Tag Archives: 1943

James T. Farrell on Mark Twain

 

James T. Farell, ‘Twain’s Huckleberry Finn’ – NYTBR 12-12-1943

 

Posted here (PDF above) is an article by James T. Farrell:

“Twain’s ‘Huckleberry Finn’ and the Era He Lived In”

The New York Times Book Review

December 12, 1943

I have been an admirer of Farrell ever since I read Studs Lonigan. (I can thank my wife for calling my attention to it.) Farrell’s novel of boyhood recalls Twain and gave him insight into Huckleberry Finn.
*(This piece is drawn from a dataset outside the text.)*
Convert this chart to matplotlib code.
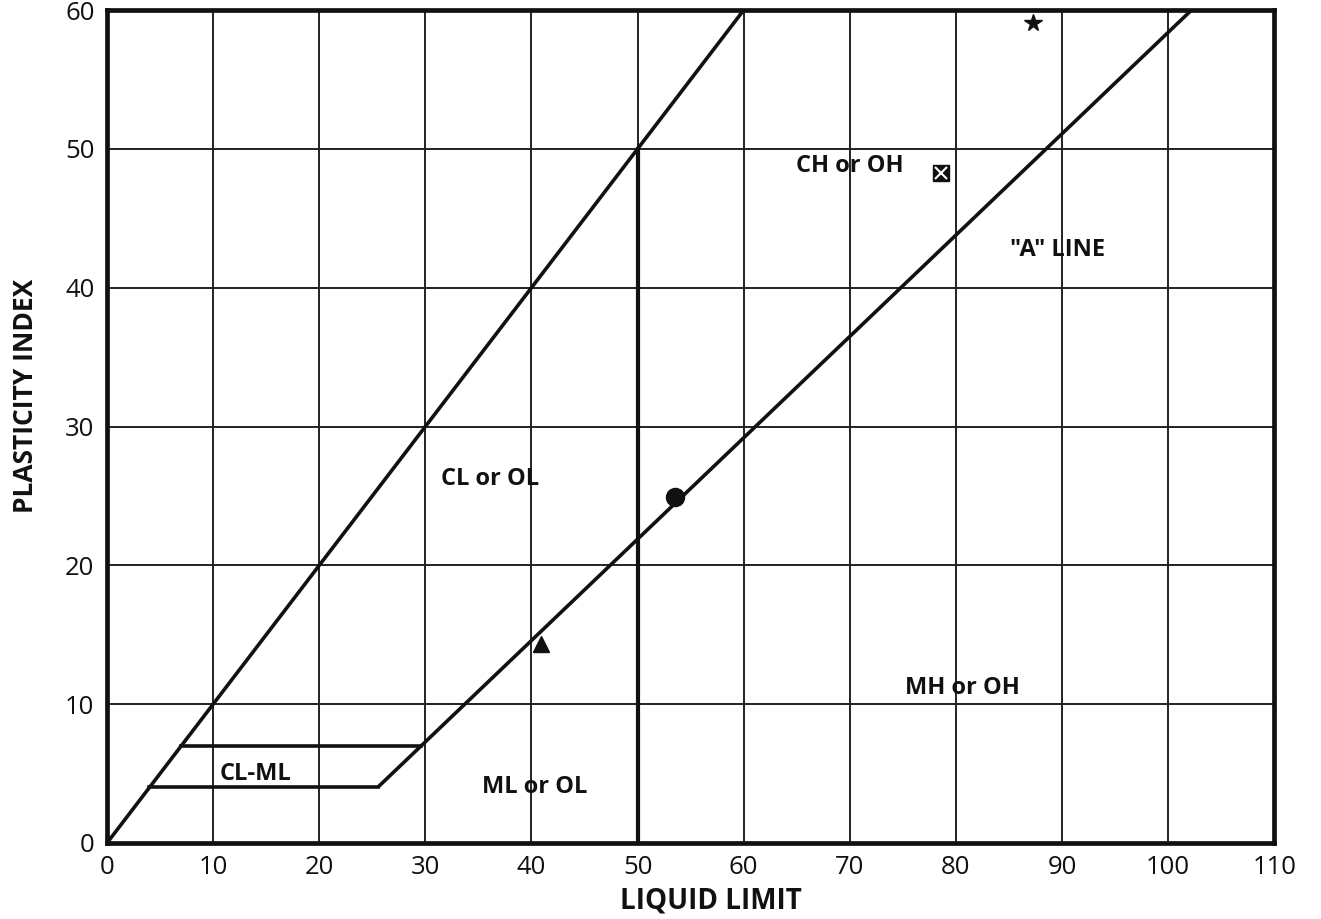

There is an unforgettable passage in Chapter XXXI of Twain’s Adventures of Huckleberry Finn, in which Tom wrestles with his scruples, his conscience. He knows he should do “the right thing” and turn Jim, the runaway slave, in, but he just can’t bring himself to do it:

“[I] got to thinking over our trip down the river; and I see Jim before me all the time: in the day and in the night-time, sometimes moonlight, sometimes storms, and we a-floating along, talking and singing and laughing. But somehow I couldn’t seem to strike no places to harden me against him, but only the other kind. I’d see him standing my watch on top of his’n, ‘stead of calling me, so I could go on sleeping; and see him how glad he was when I come back out of the fog; and when I come to him again in the swamp, up there where the feud was; and such-like times; and would always call me honey, and pet me and do everything he could think of for me, and how good he always was; and at last I struck the time I saved him by telling the men we had small-pox aboard, and he was so grateful, and said I was the best friend old Jim ever had in the world, and the only one he’s got now. …

I can’t resist saying: what a great passage!